+++ SUPPLIED INFORMATION +++
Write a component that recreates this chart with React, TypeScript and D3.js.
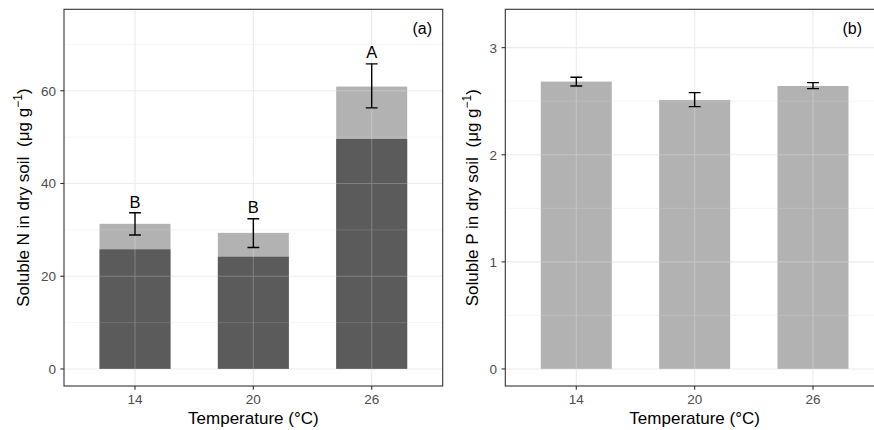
import React from "react";
import * as d3 from "d3";

const categories = ["14", "20", "26"];

// Panel (a): soluble N
const nTotal = [31.3, 29.35, 60.9];
const nPart = [25.8, 24.2, 49.6];
const nErrLow = [28.9, 26.2, 56.3];
const nErrHigh = [33.7, 32.4, 65.8];
const nLetters = ["B", "B", "A"];
const nLetterY = [36.0, 34.9, 68.4];
const nMajor = [0, 20, 40, 60];
const nMinor = [10, 30, 50, 70];

// Panel (b): soluble P
const pTotal = [2.683, 2.512, 2.642];
const pErrLow = [2.642, 2.449, 2.617];
const pErrHigh = [2.723, 2.58, 2.673];
const pMajor = [0, 1, 2, 3];
const pMinor = [0.5, 1.5, 2.5];

const FONT = "'Liberation Sans', Arial, Helvetica, sans-serif";

type PanelProps = {
  id: string;
  left: number;
  right: number;
  top: number;
  bottom: number;
  yDomain: [number, number];
  total: number[];
  part?: number[];
  errLow: number[];
  errHigh: number[];
  letters?: string[];
  letterY?: number[];
  major: number[];
  minor: number[];
  tag: string;
  tagX: number;
  yTitle: string;
  yTitleX: number;
  tickLabelX: number;
};

function Panel(p: PanelProps) {
  const x = d3.scaleLinear().domain([0.4, 3.6]).range([p.left, p.right]);
  const y = d3.scaleLinear().domain(p.yDomain).range([p.bottom, p.top]);
  const bw = x(1.3) - x(1);
  const ew = x(1.05) - x(1);
  const pos = categories.map((_, i) => x(i + 1));
  const fmt = (v: number) => String(v);
  const clipId = `bars-${p.id}`;
  const panelClip = `panel-${p.id}`;
  return (
    <g>
      <defs>
        <clipPath id={panelClip}>
          <rect x={p.left} y={p.top} width={p.right - p.left} height={p.bottom - p.top} />
        </clipPath>
        <clipPath id={clipId}>
          {p.total.map((v, i) => (
            <rect key={i} x={pos[i] - bw} y={y(v)} width={2 * bw} height={y(0) - y(v)} />
          ))}
        </clipPath>
      </defs>
      <g clipPath={`url(#${panelClip})`}>
        {p.minor.map((v) => (
          <line key={"mi" + v} x1={p.left} x2={p.right} y1={y(v)} y2={y(v)} stroke="#EBEBEB" strokeWidth={0.55} />
        ))}
        {p.major.map((v) => (
          <line key={"ma" + v} x1={p.left} x2={p.right} y1={y(v)} y2={y(v)} stroke="#EBEBEB" strokeWidth={1.1} />
        ))}
        {pos.map((px, i) => (
          <line key={"vx" + i} x1={px} x2={px} y1={p.top} y2={p.bottom} stroke="#EBEBEB" strokeWidth={1.1} />
        ))}
        {p.total.map((v, i) => (
          <rect key={"t" + i} x={pos[i] - bw} y={y(v)} width={2 * bw} height={y(0) - y(v)} fill="#B3B3B3" />
        ))}
        {p.part &&
          p.part.map((v, i) => (
            <rect key={"p" + i} x={pos[i] - bw} y={y(v)} width={2 * bw} height={y(0) - y(v)} fill="#5C5C5C" />
          ))}
        <g clipPath={`url(#${clipId})`} opacity={0.22}>
          {p.minor.map((v) => (
            <line key={"omi" + v} x1={p.left} x2={p.right} y1={y(v)} y2={y(v)} stroke="#FFFFFF" strokeWidth={0.55} />
          ))}
          {p.major.map((v) => (
            <line key={"oma" + v} x1={p.left} x2={p.right} y1={y(v)} y2={y(v)} stroke="#FFFFFF" strokeWidth={1.1} />
          ))}
          {pos.map((px, i) => (
            <line key={"ovx" + i} x1={px} x2={px} y1={p.top} y2={p.bottom} stroke="#FFFFFF" strokeWidth={1.1} />
          ))}
        </g>
        {p.errLow.map((lo, i) => {
          const hi = p.errHigh[i];
          const cx = pos[i];
          return (
            <g key={"e" + i} stroke="#000" strokeWidth={1.4} fill="none">
              <line x1={cx} x2={cx} y1={y(lo)} y2={y(hi)} />
              <line x1={cx - ew} x2={cx + ew} y1={y(lo)} y2={y(lo)} />
              <line x1={cx - ew} x2={cx + ew} y1={y(hi)} y2={y(hi)} />
            </g>
          );
        })}
        {p.letters &&
          p.letters.map((t, i) => (
            <text key={"l" + i} x={pos[i]} y={y(p.letterY![i])} dy="0.36em" textAnchor="middle" fontSize={16.5} fill="#000">
              {t}
            </text>
          ))}
        <text x={p.tagX} y={28} dy="0.36em" textAnchor="end" fontSize={16} fill="#000">
          {p.tag}
        </text>
      </g>
      <rect x={p.left} y={p.top} width={p.right - p.left} height={p.bottom - p.top} fill="none" stroke="#333333" strokeWidth={1.1} />
      {p.major.map((v) => (
        <g key={"yt" + v}>
          <line x1={p.left - 3.7} x2={p.left} y1={y(v)} y2={y(v)} stroke="#333333" strokeWidth={1.1} />
          <text x={p.tickLabelX} y={y(v)} dy="0.36em" textAnchor="end" fontSize={13.5} fill="#4D4D4D">
            {fmt(v)}
          </text>
        </g>
      ))}
      {categories.map((c, i) => (
        <g key={"xt" + c}>
          <line x1={pos[i]} x2={pos[i]} y1={p.bottom} y2={p.bottom + 3.7} stroke="#333333" strokeWidth={1.1} />
          <text x={pos[i]} y={404.3} textAnchor="middle" fontSize={13.5} fill="#4D4D4D">
            {c}
          </text>
        </g>
      ))}
      <text x={x(2)} y={424} textAnchor="middle" fontSize={17} fill="#000">
        Temperature (°C)
      </text>
      <text
        transform={`translate(${p.yTitleX},${(p.top + p.bottom) / 2}) rotate(-90)`}
        textAnchor="middle"
        fontSize={17}
        fill="#000"
      >
        {p.yTitle}
        <tspan dx={5}>(μg g</tspan>
        <tspan fontSize={12} dy={-7}>−1</tspan>
        <tspan dy={7}>)</tspan>
      </text>
    </g>
  );
}

export default function App() {
  return (
    <svg
      width={874}
      height={430}
      style={{ position: "absolute", left: 0, top: 0, background: "#fff", fontFamily: FONT }}
    >
      <rect x={0} y={0} width={874} height={430} fill="#fff" />
      <Panel
        id="a"
        left={64}
        right={442.7}
        top={9.3}
        bottom={386}
        yDomain={[-3.67, 77.56]}
        total={nTotal}
        part={nPart}
        errLow={nErrLow}
        errHigh={nErrHigh}
        letters={nLetters}
        letterY={nLetterY}
        major={nMajor}
        minor={nMinor}
        tag="(a)"
        tagX={432}
        yTitle="Soluble N in dry soil "
        yTitleX={28.5}
        tickLabelX={56}
      />
      <Panel
        id="b"
        left={505.3}
        right={884}
        top={9.3}
        bottom={386}
        yDomain={[-0.159, 3.358]}
        total={pTotal}
        errLow={pErrLow}
        errHigh={pErrHigh}
        major={pMajor}
        minor={pMinor}
        tag="(b)"
        tagX={862}
        yTitle="Soluble P in dry soil "
        yTitleX={478}
        tickLabelX={497}
      />
    </svg>
  );
}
+++
# EXERCISE INSTRUCTIONS
From the data above, write out everything exactly except the pictures.

# SOLUTION TO THE EXERCISE
Write a component that recreates this chart with React, TypeScript and D3.js.
import React from "react";
import * as d3 from "d3";

const categories = ["14", "20", "26"];

// Panel (a): soluble N
const nTotal = [31.3, 29.35, 60.9];
const nPart = [25.8, 24.2, 49.6];
const nErrLow = [28.9, 26.2, 56.3];
const nErrHigh = [33.7, 32.4, 65.8];
const nLetters = ["B", "B", "A"];
const nLetterY = [36.0, 34.9, 68.4];
const nMajor = [0, 20, 40, 60];
const nMinor = [10, 30, 50, 70];

// Panel (b): soluble P
const pTotal = [2.683, 2.512, 2.642];
const pErrLow = [2.642, 2.449, 2.617];
const pErrHigh = [2.723, 2.58, 2.673];
const pMajor = [0, 1, 2, 3];
const pMinor = [0.5, 1.5, 2.5];

const FONT = "'Liberation Sans', Arial, Helvetica, sans-serif";

type PanelProps = {
  id: string;
  left: number;
  right: number;
  top: number;
  bottom: number;
  yDomain: [number, number];
  total: number[];
  part?: number[];
  errLow: number[];
  errHigh: number[];
  letters?: string[];
  letterY?: number[];
  major: number[];
  minor: number[];
  tag: string;
  tagX: number;
  yTitle: string;
  yTitleX: number;
  tickLabelX: number;
};

function Panel(p: PanelProps) {
  const x = d3.scaleLinear().domain([0.4, 3.6]).range([p.left, p.right]);
  const y = d3.scaleLinear().domain(p.yDomain).range([p.bottom, p.top]);
  const bw = x(1.3) - x(1);
  const ew = x(1.05) - x(1);
  const pos = categories.map((_, i) => x(i + 1));
  const fmt = (v: number) => String(v);
  const clipId = `bars-${p.id}`;
  const panelClip = `panel-${p.id}`;
  return (
    <g>
      <defs>
        <clipPath id={panelClip}>
          <rect x={p.left} y={p.top} width={p.right - p.left} height={p.bottom - p.top} />
        </clipPath>
        <clipPath id={clipId}>
          {p.total.map((v, i) => (
            <rect key={i} x={pos[i] - bw} y={y(v)} width={2 * bw} height={y(0) - y(v)} />
          ))}
        </clipPath>
      </defs>
      <g clipPath={`url(#${panelClip})`}>
        {p.minor.map((v) => (
          <line key={"mi" + v} x1={p.left} x2={p.right} y1={y(v)} y2={y(v)} stroke="#EBEBEB" strokeWidth={0.55} />
        ))}
        {p.major.map((v) => (
          <line key={"ma" + v} x1={p.left} x2={p.right} y1={y(v)} y2={y(v)} stroke="#EBEBEB" strokeWidth={1.1} />
        ))}
        {pos.map((px, i) => (
          <line key={"vx" + i} x1={px} x2={px} y1={p.top} y2={p.bottom} stroke="#EBEBEB" strokeWidth={1.1} />
        ))}
        {p.total.map((v, i) => (
          <rect key={"t" + i} x={pos[i] - bw} y={y(v)} width={2 * bw} height={y(0) - y(v)} fill="#B3B3B3" />
        ))}
        {p.part &&
          p.part.map((v, i) => (
            <rect key={"p" + i} x={pos[i] - bw} y={y(v)} width={2 * bw} height={y(0) - y(v)} fill="#5C5C5C" />
          ))}
        <g clipPath={`url(#${clipId})`} opacity={0.22}>
          {p.minor.map((v) => (
            <line key={"omi" + v} x1={p.left} x2={p.right} y1={y(v)} y2={y(v)} stroke="#FFFFFF" strokeWidth={0.55} />
          ))}
          {p.major.map((v) => (
            <line key={"oma" + v} x1={p.left} x2={p.right} y1={y(v)} y2={y(v)} stroke="#FFFFFF" strokeWidth={1.1} />
          ))}
          {pos.map((px, i) => (
            <line key={"ovx" + i} x1={px} x2={px} y1={p.top} y2={p.bottom} stroke="#FFFFFF" strokeWidth={1.1} />
          ))}
        </g>
        {p.errLow.map((lo, i) => {
          const hi = p.errHigh[i];
          const cx = pos[i];
          return (
            <g key={"e" + i} stroke="#000" strokeWidth={1.4} fill="none">
              <line x1={cx} x2={cx} y1={y(lo)} y2={y(hi)} />
              <line x1={cx - ew} x2={cx + ew} y1={y(lo)} y2={y(lo)} />
              <line x1={cx - ew} x2={cx + ew} y1={y(hi)} y2={y(hi)} />
            </g>
          );
        })}
        {p.letters &&
          p.letters.map((t, i) => (
            <text key={"l" + i} x={pos[i]} y={y(p.letterY![i])} dy="0.36em" textAnchor="middle" fontSize={16.5} fill="#000">
              {t}
            </text>
          ))}
        <text x={p.tagX} y={28} dy="0.36em" textAnchor="end" fontSize={16} fill="#000">
          {p.tag}
        </text>
      </g>
      <rect x={p.left} y={p.top} width={p.right - p.left} height={p.bottom - p.top} fill="none" stroke="#333333" strokeWidth={1.1} />
      {p.major.map((v) => (
        <g key={"yt" + v}>
          <line x1={p.left - 3.7} x2={p.left} y1={y(v)} y2={y(v)} stroke="#333333" strokeWidth={1.1} />
          <text x={p.tickLabelX} y={y(v)} dy="0.36em" textAnchor="end" fontSize={13.5} fill="#4D4D4D">
            {fmt(v)}
          </text>
        </g>
      ))}
      {categories.map((c, i) => (
        <g key={"xt" + c}>
          <line x1={pos[i]} x2={pos[i]} y1={p.bottom} y2={p.bottom + 3.7} stroke="#333333" strokeWidth={1.1} />
          <text x={pos[i]} y={404.3} textAnchor="middle" fontSize={13.5} fill="#4D4D4D">
            {c}
          </text>
        </g>
      ))}
      <text x={x(2)} y={424} textAnchor="middle" fontSize={17} fill="#000">
        Temperature (°C)
      </text>
      <text
        transform={`translate(${p.yTitleX},${(p.top + p.bottom) / 2}) rotate(-90)`}
        textAnchor="middle"
        fontSize={17}
        fill="#000"
      >
        {p.yTitle}
        <tspan dx={5}>(μg g</tspan>
        <tspan fontSize={12} dy={-7}>−1</tspan>
        <tspan dy={7}>)</tspan>
      </text>
    </g>
  );
}

export default function App() {
  return (
    <svg
      width={874}
      height={430}
      style={{ position: "absolute", left: 0, top: 0, background: "#fff", fontFamily: FONT }}
    >
      <rect x={0} y={0} width={874} height={430} fill="#fff" />
      <Panel
        id="a"
        left={64}
        right={442.7}
        top={9.3}
        bottom={386}
        yDomain={[-3.67, 77.56]}
        total={nTotal}
        part={nPart}
        errLow={nErrLow}
        errHigh={nErrHigh}
        letters={nLetters}
        letterY={nLetterY}
        major={nMajor}
        minor={nMinor}
        tag="(a)"
        tagX={432}
        yTitle="Soluble N in dry soil "
        yTitleX={28.5}
        tickLabelX={56}
      />
      <Panel
        id="b"
        left={505.3}
        right={884}
        top={9.3}
        bottom={386}
        yDomain={[-0.159, 3.358]}
        total={pTotal}
        errLow={pErrLow}
        errHigh={pErrHigh}
        major={pMajor}
        minor={pMinor}
        tag="(b)"
        tagX={862}
        yTitle="Soluble P in dry soil "
        yTitleX={478}
        tickLabelX={497}
      />
    </svg>
  );
}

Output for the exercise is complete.